Of course, we won't be implementing something literally like the function above, however, we can fall into the pattern without realizing it, so keep this in mind when dealing with asynchronous code in JavaScript.

Other resources

If you'd like to dig deeper into the topic, here are a couple of talks I recommend to gain a deeper understanding of the event loop in the browser context:

Conclusion

By now, hopefully you have a solid grasp of the essentials of the event loop mechanism and its associated data structures.

By comprehending how the event loop interacts with these data structures, developers can avoid common pitfalls, debug errors more efficiently, and ensure the proper execution order of tasks and microtasks.

Footnotes

[1] Unless configuring a Node cluster or using Web workers.

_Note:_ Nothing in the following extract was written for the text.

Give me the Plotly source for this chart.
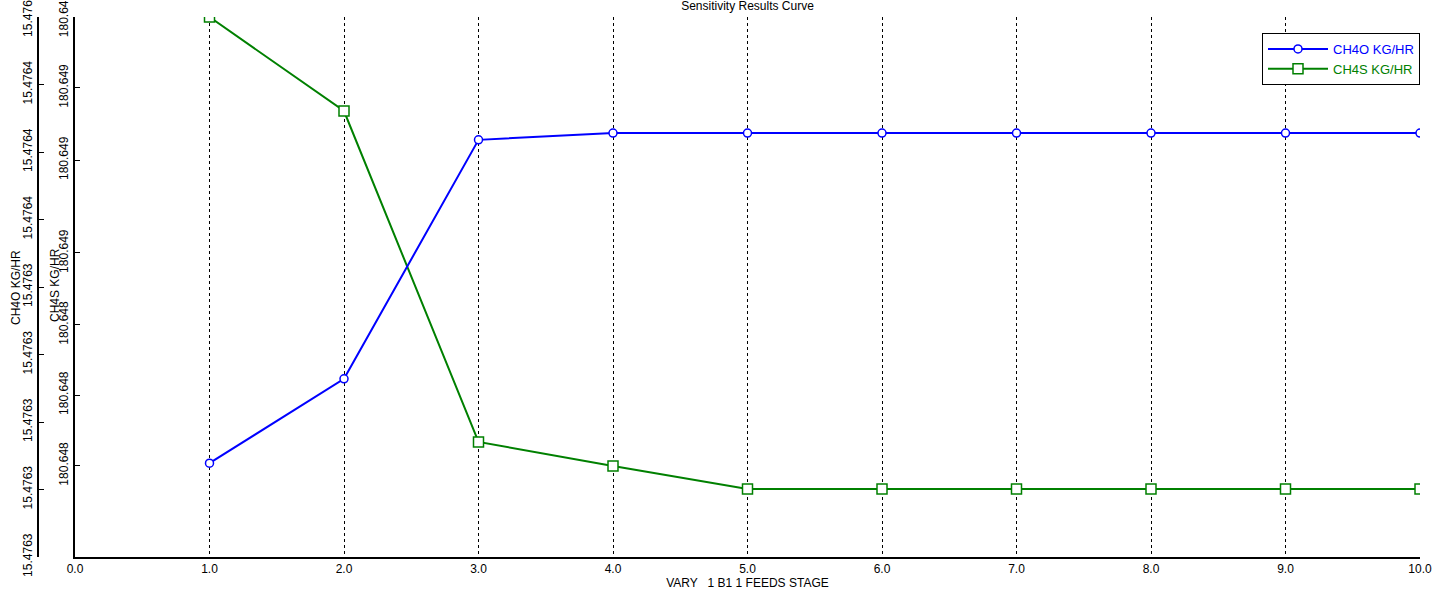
import plotly.graph_objects as go

stage = [1, 2, 3, 4, 5, 6, 7, 8, 9, 10]
ch4o = [15.4763139, 15.4763264, 15.4763618, 15.4763628, 15.4763628,
        15.4763628, 15.4763628, 15.4763628, 15.4763628, 15.4763628]
ch4s = [180.6490000, 180.6488259, 180.6482130, 180.6481685, 180.6481259,
        180.6481259, 180.6481259, 180.6481259, 180.6481259, 180.6481259]

x_ticks = [0, 1, 2, 3, 4, 5, 6, 7, 8, 9, 10]
x_ticktext = ["0.0", "1.0", "2.0", "3.0", "4.0", "5.0", "6.0", "7.0", "8.0", "9.0", "10.0"]

ch4o_ticks = [15.47630, 15.47631, 15.47632, 15.47633, 15.47634,
              15.47635, 15.47636, 15.47637, 15.47638]
ch4o_ticktext = ["15.4763", "15.4763", "15.4763", "15.4763", "15.4763",
                 "15.4764", "15.4764", "15.4764", "15.4764"]

ch4s_ticks = [180.648169, 180.648300, 180.648430, 180.648563,
              180.648735, 180.648869, 180.6489995]
ch4s_ticktext = ["180.648", "180.648", "180.648", "180.649",
                 "180.649", "180.649", "180.649"]

W, H = 1434, 594
ML, MR, MT, MB = 10, 14, 17, 37
plot_w = W - ML - MR
x_dom_start = (75 - ML) / plot_w
y2_pos = (38 - ML) / plot_w

FONT = "Liberation Sans"
BLUE = "#0000FF"
GREEN = "#008000"

fig = go.Figure()
fig.add_trace(go.Scatter(
    x=stage, y=ch4o, yaxis="y2", mode="lines+markers",
    name='<span style="color:#0000FF">CH4O KG/HR</span>',
    line=dict(color=BLUE, width=2),
    marker=dict(symbol="circle", size=8, color="white",
                line=dict(color=BLUE, width=1.5)),
))
fig.add_trace(go.Scatter(
    x=stage, y=ch4s, yaxis="y", mode="lines+markers",
    name='<span style="color:#008000">CH4S KG/HR</span>',
    line=dict(color=GREEN, width=2),
    marker=dict(symbol="square", size=10, color="white",
                line=dict(color=GREEN, width=1.5)),
))

fig.update_layout(
    width=W, height=H,
    margin=dict(l=ML, r=MR, t=MT, b=MB, autoexpand=False),
    paper_bgcolor="white", plot_bgcolor="white",
    font=dict(family=FONT, size=12, color="black"),
    title=dict(text="Sensitivity Results Curve", x=(75 + 1420) / 2 / W, xanchor="center",
               y=1 - 6 / H, yanchor="middle", yref="container",
               font=dict(family=FONT, size=12, color="black")),
    showlegend=True,
    legend=dict(x=1, xanchor="right", y=(557 - 33) / 540, yanchor="top",
                bgcolor="white", bordercolor="black", borderwidth=1,
                font=dict(family=FONT, size=13), itemwidth=60,
                tracegroupgap=0),
    xaxis=dict(domain=[x_dom_start, 1], range=[0, 10], automargin=False,
               tickvals=x_ticks, ticktext=x_ticktext,
               showline=True, linecolor="black", linewidth=1.5,
               ticks="", showgrid=True, gridcolor="black", gridwidth=1,
               griddash="3px,3px", zeroline=False, ticklabeloverflow="allow",
               tickfont=dict(family=FONT, size=12),
               title=dict(text="VARY   1 B1 1 FEEDS STAGE", standoff=0,
                          font=dict(family=FONT, size=12))),
    yaxis=dict(range=[180.648, 180.649], tickvals=ch4s_ticks, ticktext=ch4s_ticktext,
               automargin=False, ticklabeloverflow="allow",
               tickangle=-90, showline=True, linecolor="black", linewidth=1.5,
               ticks="inside", ticklen=5, tickcolor="black",
               showgrid=False, zeroline=False,
               tickfont=dict(family=FONT, size=12)),
    yaxis2=dict(range=[15.47630, 15.47638], tickvals=ch4o_ticks, ticktext=ch4o_ticktext,
                automargin=False, ticklabeloverflow="allow",
                overlaying="y", anchor="free", position=y2_pos, side="left",
                tickangle=-90, showline=True, linecolor="black", linewidth=1.5,
                ticks="inside", ticklen=5, tickcolor="black",
                showgrid=False, zeroline=False,
                tickfont=dict(family=FONT, size=12)),
    annotations=[
        dict(text="CH4O KG/HR", textangle=-90, xref="paper", yref="paper",
             x=(16 - ML) / plot_w, y=(557 - 288) / 540, xanchor="center", yanchor="middle",
             showarrow=False, font=dict(family=FONT, size=12)),
        dict(text="CH4S KG/HR", textangle=-90, xref="paper", yref="paper",
             x=(55 - ML) / plot_w, y=(557 - 285) / 540, xanchor="center", yanchor="middle",
             showarrow=False, font=dict(family=FONT, size=12)),
    ],
)

fig.write_html("out.html", config={"displayModeBar": False},
               post_script="document.body.style.margin='0px';")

[2] If we were to change 1000 by 1 in the example, Node will change the execution order becauese the deferral time difference is not big enough to prevent the first setTimout callback to get into the task queue before the other one. However, when executed in the browser, the 1ms difference is enough to make the first timeout callback end up being executed after the second, the reason being, that the browser handles more queues (related to DOM events and rendering) that modifify the actual deferral time (remember that the timeout time only guarantees the minimum deferral time, hence the actual deferral time can be much higher).